Starting from the top of the material, restate each line exactly until the line that contains "Chart.register(...registerables);", which is also copied. Pictures are excluded.

----------

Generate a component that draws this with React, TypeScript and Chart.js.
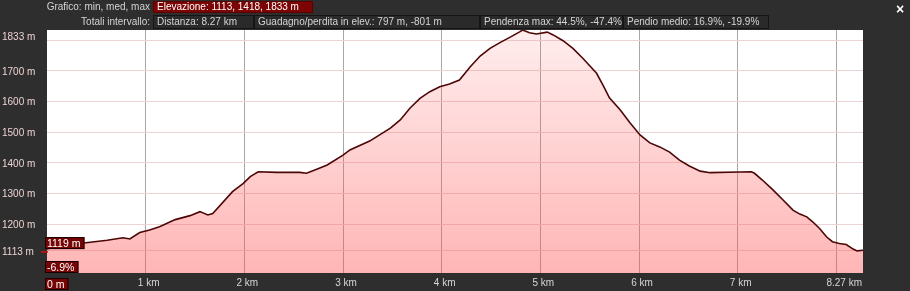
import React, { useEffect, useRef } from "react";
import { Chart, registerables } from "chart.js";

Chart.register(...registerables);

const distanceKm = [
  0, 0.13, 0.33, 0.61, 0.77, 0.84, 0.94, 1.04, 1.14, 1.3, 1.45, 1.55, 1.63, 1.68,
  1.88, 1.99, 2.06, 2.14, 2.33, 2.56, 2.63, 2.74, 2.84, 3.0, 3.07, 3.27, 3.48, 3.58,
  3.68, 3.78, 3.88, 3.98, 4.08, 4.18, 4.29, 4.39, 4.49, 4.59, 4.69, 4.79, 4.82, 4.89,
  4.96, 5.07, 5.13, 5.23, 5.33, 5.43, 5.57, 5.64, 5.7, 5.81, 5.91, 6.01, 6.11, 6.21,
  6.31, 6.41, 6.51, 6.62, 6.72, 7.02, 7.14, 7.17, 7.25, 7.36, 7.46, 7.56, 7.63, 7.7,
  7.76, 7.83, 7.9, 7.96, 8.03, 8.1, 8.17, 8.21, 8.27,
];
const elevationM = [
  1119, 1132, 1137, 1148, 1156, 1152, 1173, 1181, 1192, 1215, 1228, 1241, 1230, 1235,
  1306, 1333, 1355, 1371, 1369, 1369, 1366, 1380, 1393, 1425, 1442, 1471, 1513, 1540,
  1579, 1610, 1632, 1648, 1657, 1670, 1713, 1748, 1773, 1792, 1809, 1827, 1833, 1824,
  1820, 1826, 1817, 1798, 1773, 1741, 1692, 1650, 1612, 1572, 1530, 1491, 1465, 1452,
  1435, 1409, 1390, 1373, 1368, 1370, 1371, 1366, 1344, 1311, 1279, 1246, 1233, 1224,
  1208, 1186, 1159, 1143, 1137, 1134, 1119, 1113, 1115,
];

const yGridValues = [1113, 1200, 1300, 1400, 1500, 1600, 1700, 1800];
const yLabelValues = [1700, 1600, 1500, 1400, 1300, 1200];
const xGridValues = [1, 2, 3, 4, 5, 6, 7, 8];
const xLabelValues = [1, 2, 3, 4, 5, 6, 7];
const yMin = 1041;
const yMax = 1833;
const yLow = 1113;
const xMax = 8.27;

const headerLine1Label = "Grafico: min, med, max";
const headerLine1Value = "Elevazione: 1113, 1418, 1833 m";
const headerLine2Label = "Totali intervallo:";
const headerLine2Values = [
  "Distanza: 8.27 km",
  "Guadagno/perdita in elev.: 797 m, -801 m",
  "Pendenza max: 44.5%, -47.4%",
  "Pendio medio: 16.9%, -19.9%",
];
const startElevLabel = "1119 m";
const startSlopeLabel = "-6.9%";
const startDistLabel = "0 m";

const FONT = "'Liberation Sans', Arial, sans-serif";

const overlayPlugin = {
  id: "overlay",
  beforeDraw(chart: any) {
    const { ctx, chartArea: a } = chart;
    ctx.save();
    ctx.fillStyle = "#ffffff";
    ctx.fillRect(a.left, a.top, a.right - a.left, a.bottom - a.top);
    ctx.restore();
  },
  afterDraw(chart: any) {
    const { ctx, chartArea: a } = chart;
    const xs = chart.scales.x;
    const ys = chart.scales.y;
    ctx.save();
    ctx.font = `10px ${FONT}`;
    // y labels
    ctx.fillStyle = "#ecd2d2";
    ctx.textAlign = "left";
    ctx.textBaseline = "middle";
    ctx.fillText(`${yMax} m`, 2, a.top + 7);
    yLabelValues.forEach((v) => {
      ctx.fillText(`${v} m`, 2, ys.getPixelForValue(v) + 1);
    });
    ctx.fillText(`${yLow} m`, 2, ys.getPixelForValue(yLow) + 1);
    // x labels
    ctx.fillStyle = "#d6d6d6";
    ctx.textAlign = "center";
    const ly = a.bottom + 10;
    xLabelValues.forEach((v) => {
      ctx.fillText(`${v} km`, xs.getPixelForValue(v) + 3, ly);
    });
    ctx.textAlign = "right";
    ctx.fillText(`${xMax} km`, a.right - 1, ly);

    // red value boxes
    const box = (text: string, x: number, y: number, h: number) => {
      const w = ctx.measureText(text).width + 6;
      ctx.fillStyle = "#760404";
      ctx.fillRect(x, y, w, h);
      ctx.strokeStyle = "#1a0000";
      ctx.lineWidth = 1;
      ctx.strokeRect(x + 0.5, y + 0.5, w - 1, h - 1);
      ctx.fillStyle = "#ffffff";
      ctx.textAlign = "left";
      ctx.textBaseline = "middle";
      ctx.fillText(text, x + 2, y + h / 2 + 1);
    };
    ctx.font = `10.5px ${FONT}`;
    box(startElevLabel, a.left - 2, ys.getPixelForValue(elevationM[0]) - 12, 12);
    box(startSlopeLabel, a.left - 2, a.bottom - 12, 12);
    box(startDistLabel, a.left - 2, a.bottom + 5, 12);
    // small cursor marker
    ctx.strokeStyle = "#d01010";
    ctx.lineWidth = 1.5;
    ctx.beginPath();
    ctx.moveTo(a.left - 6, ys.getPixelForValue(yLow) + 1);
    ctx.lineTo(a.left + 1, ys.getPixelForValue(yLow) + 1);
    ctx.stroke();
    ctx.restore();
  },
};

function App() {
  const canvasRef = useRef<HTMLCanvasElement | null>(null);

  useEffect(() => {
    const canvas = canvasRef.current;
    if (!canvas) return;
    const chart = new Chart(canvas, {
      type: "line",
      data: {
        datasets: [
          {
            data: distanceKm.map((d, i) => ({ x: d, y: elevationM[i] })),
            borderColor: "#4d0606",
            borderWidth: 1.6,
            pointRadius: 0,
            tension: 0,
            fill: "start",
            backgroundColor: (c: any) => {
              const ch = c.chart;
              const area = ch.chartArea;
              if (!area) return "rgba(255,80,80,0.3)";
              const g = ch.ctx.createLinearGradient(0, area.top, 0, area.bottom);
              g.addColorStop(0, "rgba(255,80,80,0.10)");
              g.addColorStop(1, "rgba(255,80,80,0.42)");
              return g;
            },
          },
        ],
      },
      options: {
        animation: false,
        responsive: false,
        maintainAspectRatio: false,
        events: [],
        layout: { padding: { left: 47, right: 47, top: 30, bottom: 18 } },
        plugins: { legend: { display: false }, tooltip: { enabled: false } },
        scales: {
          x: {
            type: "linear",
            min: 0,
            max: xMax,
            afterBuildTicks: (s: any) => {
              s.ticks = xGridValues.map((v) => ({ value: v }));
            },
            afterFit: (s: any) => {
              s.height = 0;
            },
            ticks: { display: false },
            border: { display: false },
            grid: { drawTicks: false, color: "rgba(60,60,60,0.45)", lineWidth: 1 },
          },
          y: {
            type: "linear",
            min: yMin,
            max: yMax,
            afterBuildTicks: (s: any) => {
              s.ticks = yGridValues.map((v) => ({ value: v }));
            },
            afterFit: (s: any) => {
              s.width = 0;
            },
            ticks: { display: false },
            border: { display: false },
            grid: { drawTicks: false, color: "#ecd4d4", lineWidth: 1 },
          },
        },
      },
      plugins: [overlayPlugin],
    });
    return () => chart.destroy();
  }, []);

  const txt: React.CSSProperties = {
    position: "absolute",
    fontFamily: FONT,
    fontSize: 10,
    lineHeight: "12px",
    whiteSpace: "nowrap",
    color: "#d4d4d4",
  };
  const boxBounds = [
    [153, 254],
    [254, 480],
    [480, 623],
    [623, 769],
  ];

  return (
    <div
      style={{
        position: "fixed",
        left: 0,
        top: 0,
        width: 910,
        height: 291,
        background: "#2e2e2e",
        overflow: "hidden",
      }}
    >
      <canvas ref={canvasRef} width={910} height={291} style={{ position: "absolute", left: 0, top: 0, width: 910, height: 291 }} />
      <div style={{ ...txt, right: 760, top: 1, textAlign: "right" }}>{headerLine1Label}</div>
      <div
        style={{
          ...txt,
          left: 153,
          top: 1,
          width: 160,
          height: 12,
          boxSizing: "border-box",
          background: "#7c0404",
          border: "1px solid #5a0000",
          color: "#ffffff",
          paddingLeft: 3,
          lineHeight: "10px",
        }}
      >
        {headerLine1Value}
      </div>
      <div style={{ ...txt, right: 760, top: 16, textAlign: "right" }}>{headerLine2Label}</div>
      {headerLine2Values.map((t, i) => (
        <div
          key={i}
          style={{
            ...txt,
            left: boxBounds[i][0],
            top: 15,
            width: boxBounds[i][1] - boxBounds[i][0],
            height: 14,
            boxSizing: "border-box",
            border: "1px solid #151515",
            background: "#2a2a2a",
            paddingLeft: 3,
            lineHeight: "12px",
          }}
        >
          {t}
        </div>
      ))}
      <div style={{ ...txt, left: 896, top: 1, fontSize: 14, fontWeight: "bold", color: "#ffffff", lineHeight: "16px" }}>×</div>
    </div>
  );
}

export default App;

----------

ANSWER TO THIS PROBLEM
Generate a component that draws this with React, TypeScript and Chart.js.
import React, { useEffect, useRef } from "react";
import { Chart, registerables } from "chart.js";

Chart.register(...registerables);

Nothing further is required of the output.